Creating and Using View Descriptors Efficiently

When creating or using view descriptors, follow these guidelines to minimize the use of CA-Datacom/DB and your operating system resources and to reduce the time CA-Datacom/DB takes to access data.
  • Select only the fields your program needs. Selecting unnecessary fields adds extra processing time.
  • Specify the order in which records are presented to SAS (with a SORT clause or a SAS BY statement) only if SAS needs the data in a particular order for subsequent processing.

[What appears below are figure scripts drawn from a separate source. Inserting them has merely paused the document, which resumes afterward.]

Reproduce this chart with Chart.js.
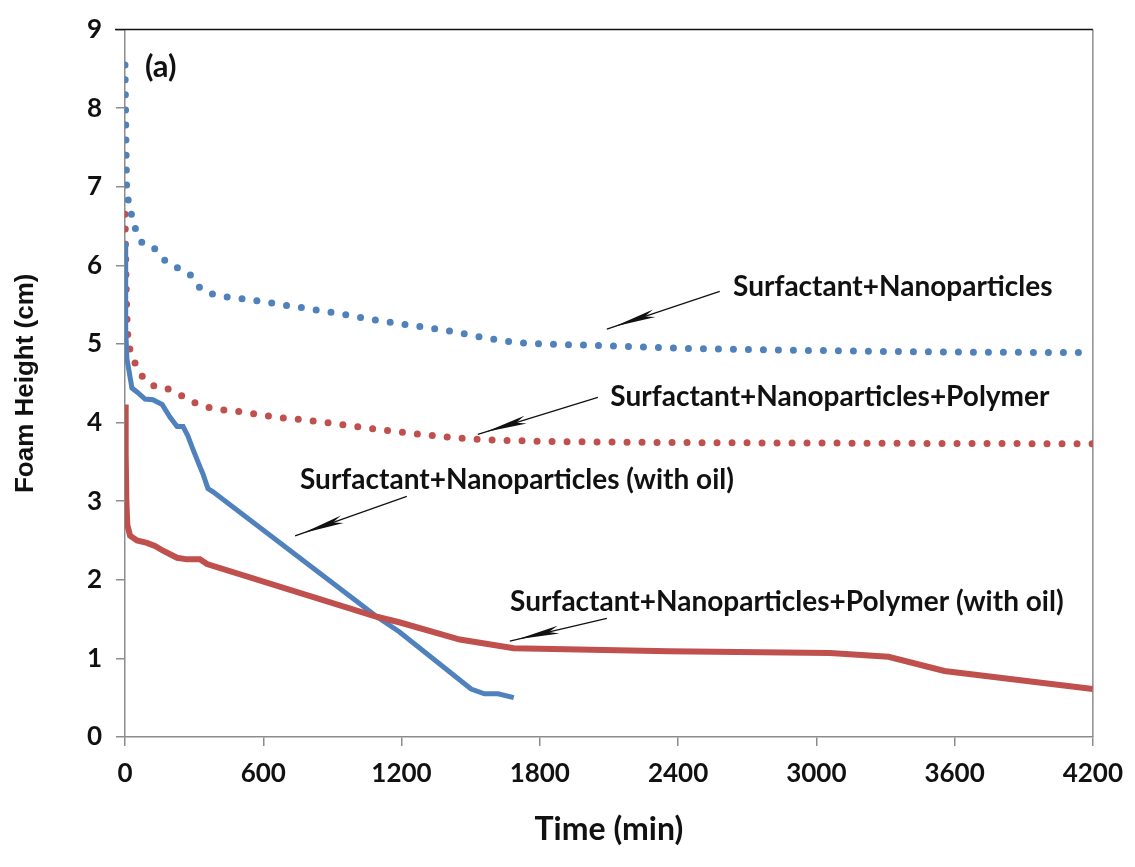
<!DOCTYPE html>
<html>
<head>
<meta charset="utf-8">
<script src="https://cdn.jsdelivr.net/npm/chart.js@4/dist/chart.umd.min.js"></script>
<style>
  html, body { margin: 0; padding: 0; background: #fff; }
  #wrap { width: 1135px; height: 867px; position: relative; }
</style>
</head>
<body>
<div id="wrap"><canvas id="foamChart"></canvas></div>
<script>
// ---------------- data ----------------
// Surfactant+Nanoparticles (dotted blue)
var snTime   = [0, 8, 22, 30, 48, 74, 134, 178, 234, 290, 330, 390, 525, 659, 859, 1119, 1397, 1670, 2061, 2495, 2928, 3500, 4200];
var snHeight = [8.55, 6.96, 6.79, 6.6, 6.45, 6.29, 6.2, 6.05, 5.96, 5.86, 5.7, 5.63, 5.57, 5.51, 5.42, 5.29, 5.17, 5.03, 4.98, 4.94, 4.92, 4.9, 4.89];

// Surfactant+Nanoparticles+Polymer (dotted red)
var snpTime   = [0, 6, 13, 30, 48, 78, 139, 195, 260, 321, 382, 521, 655, 790, 924, 1054, 1193, 1323, 1460, 1700, 2200, 3000, 4200];
var snpHeight = [6.65, 5.6, 5.08, 4.89, 4.72, 4.58, 4.45, 4.42, 4.32, 4.23, 4.18, 4.13, 4.07, 4.03, 3.98, 3.93, 3.88, 3.84, 3.8, 3.77, 3.75, 3.74, 3.73];

// Surfactant+Nanoparticles (with oil) (solid blue)
var snOilTime   = [0, 3, 8, 30, 52, 87, 121, 161, 195, 226, 252, 273, 295, 325, 338, 360, 382, 1093, 1190, 1502, 1560, 1619, 1687];
var snOilHeight = [6.3, 5.2, 4.82, 4.44, 4.39, 4.3, 4.29, 4.23, 4.07, 3.95, 3.95, 3.83, 3.66, 3.44, 3.35, 3.16, 3.12, 1.53, 1.34, 0.61, 0.55, 0.55, 0.5];

// Surfactant+Nanoparticles+Polymer (with oil) (solid red)
var snpOilTime   = [0, 3, 6, 10, 22, 52, 95, 130, 165, 226, 269, 325, 356, 1093, 1190, 1453, 1687, 2359, 3060, 3313, 3556, 4200];
var snpOilHeight = [4.23, 3.6, 3.0, 2.7, 2.56, 2.5, 2.47, 2.43, 2.37, 2.28, 2.26, 2.26, 2.2, 1.53, 1.46, 1.24, 1.13, 1.09, 1.07, 1.02, 0.84, 0.61];

var xTicks = [0, 600, 1200, 1800, 2400, 3000, 3600, 4200];
var yTicks = [0, 1, 2, 3, 4, 5, 6, 7, 8, 9];

// labels + arrows, in data units (label centre, arrow start, arrow tip)
var noteText = ['Surfactant+Nanoparticles', 'Surfactant+Nanoparticles+Polymer',
                'Surfactant+Nanoparticles (with oil)', 'Surfactant+Nanoparticles+Polymer (with oil)'];
var noteAt    = [[3332, 5.72], [3059, 4.33], [1701, 3.27], [2872, 1.72]];
var arrowFrom = [[2581, 5.67], [2052, 4.32], [1223, 3.06], [2091, 1.51]];
var arrowTo   = [[2091, 5.19], [1531, 3.85], [738, 2.56], [1670, 1.22]];

var BLUE = '#4F81BD';
var RED = '#C0504D';
var FONT = 'Lato, "Open Sans", "DejaVu Sans", sans-serif';

function toPoints(xs, ys) {
  return xs.map(function (x, i) { return { x: x, y: ys[i] }; });
}

// ---------- plot frame, panel tag and annotations ----------
var extrasPlugin = {
  id: 'extras',
  beforeDatasetsDraw: function (chart) {
    var ctx = chart.ctx, a = chart.chartArea;
    ctx.save();
    ctx.lineWidth = 1.5;
    ctx.strokeStyle = '#8c8c8c';
    ctx.beginPath();
    ctx.moveTo(a.right, a.top);
    ctx.lineTo(a.right, a.bottom);
    ctx.stroke();
    ctx.strokeStyle = '#111';
    ctx.beginPath();
    ctx.moveTo(a.left - 10, a.top);
    ctx.lineTo(a.right, a.top);
    ctx.stroke();
    ctx.restore();
  },
  afterDatasetsDraw: function (chart) {
    var ctx = chart.ctx;
    var xs = chart.scales.x, ys = chart.scales.y;
    ctx.save();
    ctx.fillStyle = '#111';
    ctx.textAlign = 'center';
    ctx.textBaseline = 'middle';
    ctx.font = 'bold 31px ' + FONT;
    ctx.fillText('(a)', xs.getPixelForValue(155), ys.getPixelForValue(8.53));

    ctx.font = 'bold 28px ' + FONT;
    for (var i = 0; i < noteText.length; i++) {
      ctx.fillText(noteText[i], xs.getPixelForValue(noteAt[i][0]), ys.getPixelForValue(noteAt[i][1]));

      var x1 = xs.getPixelForValue(arrowFrom[i][0]), y1 = ys.getPixelForValue(arrowFrom[i][1]);
      var x2 = xs.getPixelForValue(arrowTo[i][0]), y2 = ys.getPixelForValue(arrowTo[i][1]);
      ctx.strokeStyle = '#111';
      ctx.lineWidth = 1.3;
      ctx.beginPath();
      ctx.moveTo(x1, y1);
      ctx.lineTo(x2, y2);
      ctx.stroke();

      // narrow stealth-like head
      var ang = Math.atan2(y2 - y1, x2 - x1);
      var len = 42, half = 4;
      var tipX = x2 - Math.cos(ang) * 8, tipY = y2 - Math.sin(ang) * 8;
      var bx = tipX - Math.cos(ang) * len, by = tipY - Math.sin(ang) * len;
      ctx.beginPath();
      ctx.moveTo(tipX, tipY);
      ctx.lineTo(bx - Math.sin(ang) * half, by + Math.cos(ang) * half);
      ctx.lineTo(bx + Math.cos(ang) * 10, by + Math.sin(ang) * 10);
      ctx.lineTo(bx + Math.sin(ang) * half, by - Math.cos(ang) * half);
      ctx.closePath();
      ctx.fillStyle = '#111';
      ctx.fill();
    }
    ctx.restore();
  }
};

var ctx = document.getElementById('foamChart').getContext('2d');
var chart = new Chart(ctx, {
  type: 'line',
  data: {
    datasets: [
      {
        label: 'Surfactant+Nanoparticles (with oil)',
        data: toPoints(snOilTime, snOilHeight),
        borderColor: BLUE,
        borderWidth: 5,
        tension: 0,
        order: 2
      },
      {
        label: 'Surfactant+Nanoparticles+Polymer (with oil)',
        data: toPoints(snpOilTime, snpOilHeight),
        borderColor: RED,
        borderWidth: 6,
        tension: 0,
        order: 1
      },
      {
        label: 'Surfactant+Nanoparticles+Polymer',
        data: toPoints(snpTime, snpHeight),
        borderColor: RED,
        borderWidth: 7,
        borderDash: [0, 15],
        borderCapStyle: 'round',
        cubicInterpolationMode: 'monotone',
        order: 4
      },
      {
        label: 'Surfactant+Nanoparticles',
        data: toPoints(snTime, snHeight),
        borderColor: BLUE,
        borderWidth: 7,
        borderDash: [0, 15],
        borderCapStyle: 'round',
        cubicInterpolationMode: 'monotone',
        order: 3
      }
    ]
  },
  options: {
    responsive: true,
    maintainAspectRatio: false,
    animation: false,
    elements: { point: { radius: 0, hoverRadius: 0 } },
    layout: { padding: { top: 20, right: 42, left: 0, bottom: 0 } },
    plugins: {
      legend: { display: false },
      tooltip: { enabled: false }
    },
    scales: {
      x: {
        type: 'linear',
        min: 0,
        max: 4200,
        afterFit: function (scale) { scale.height = 130; },
        afterBuildTicks: function (scale) {
          scale.ticks = xTicks.map(function (v) { return { value: v }; });
        },
        grid: { drawOnChartArea: false, drawTicks: true, tickLength: 9, color: '#8c8c8c', lineWidth: 1.5 },
        border: { display: true, color: '#8c8c8c', width: 1.5 },
        ticks: {
          color: '#111',
          padding: 12,
          maxRotation: 0,
          font: { family: FONT, size: 26, weight: 'bold' },
          callback: function (v) { return String(v); }
        },
        title: {
          display: true,
          text: 'Time (min)',
          color: '#111',
          padding: { top: 0, bottom: 18 },
          font: { family: FONT, size: 32, weight: 'bold' }
        }
      },
      y: {
        min: 0,
        max: 9,
        afterFit: function (scale) { scale.width = 125; },
        afterBuildTicks: function (scale) {
          scale.ticks = yTicks.map(function (v) { return { value: v }; });
        },
        grid: { drawOnChartArea: false, drawTicks: true, tickLength: 9, color: '#8c8c8c', lineWidth: 1.5 },
        border: { display: true, color: '#8c8c8c', width: 1.5 },
        ticks: {
          color: '#111',
          padding: 14,
          font: { family: FONT, size: 26, weight: 'bold' },
          callback: function (v) { return String(v); }
        },
        title: {
          display: true,
          text: 'Foam Height (cm)',
          color: '#111',
          padding: { top: 10, bottom: 0 },
          font: { family: '"Liberation Sans", Arial, sans-serif', size: 26, weight: 'bold' }
        }
      }
    }
  },
  plugins: [extrasPlugin]
});
</script>
</body>
</html>
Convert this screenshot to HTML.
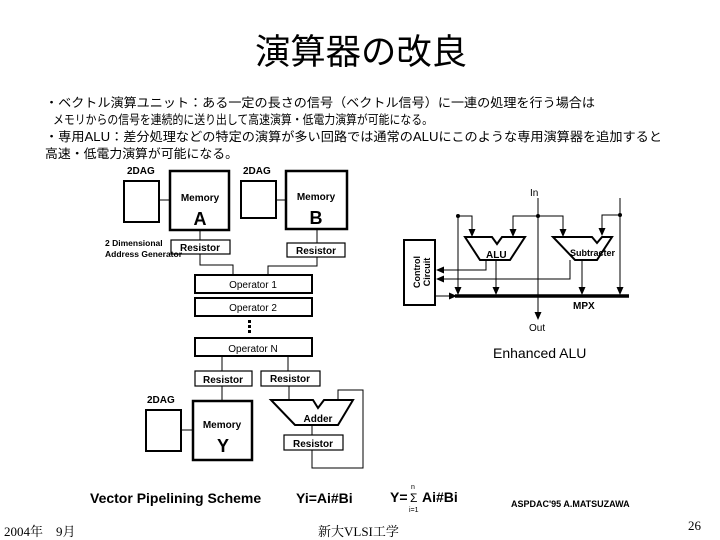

    The SAS BY statement issues an ordering clause to CA-Datacom/DB so that CA-Datacom/DB does the sorting using its system resources. This SORT clause overrides any existing SORT clause for the view descriptor. If you decide to use a SORT clause or a SAS BY statement, order by a key, which is indexed, when possible. (For help with determining which fields in a table are indexed, see your DBA or the table's creator.)
    As an alternative to using a SORT clause, which consumes CPU time each time you access the CA-Datacom/DB table, you could use the SORT procedure with the OUT= option to create a sorted SAS data file. This is a better approach for data that you want to use many times.
  • If a view descriptor describes a large CA-Datacom/DB table and you use the view descriptor often, it might be more efficient to extract the data and place them in a SAS data file. (Even though the extracted data file is very large, you need to create it only once. Also, the extracted data does not reflect any subsequent updates to the table.) See Performance Considerations for more information about when it is best to extract data.
  • Specify selection criteria to retrieve a subset of the records CA-Datacom/DB software returns to SAS, where possible.
  • If you use a Default Key, the interface view engine uses an index read instead of a sort if it can. Index reads are faster, but not always possible. For example, an index read is not possible if you specify multiple sort keys, multiple WHERE clause conditions, or a WHERE clause condition with a column that is not a key.
  • Omit the KEY statement if you do not need a certain order and you want to retrieve the data sequentially. Otherwise, you might cause an unnecessary sort. PROC FSBROWSE, FSEDIT, and FSVIEW automatically use random access and require a value in the Default Key field.
  • You can provide your own URT that is fine-tuned for your applications.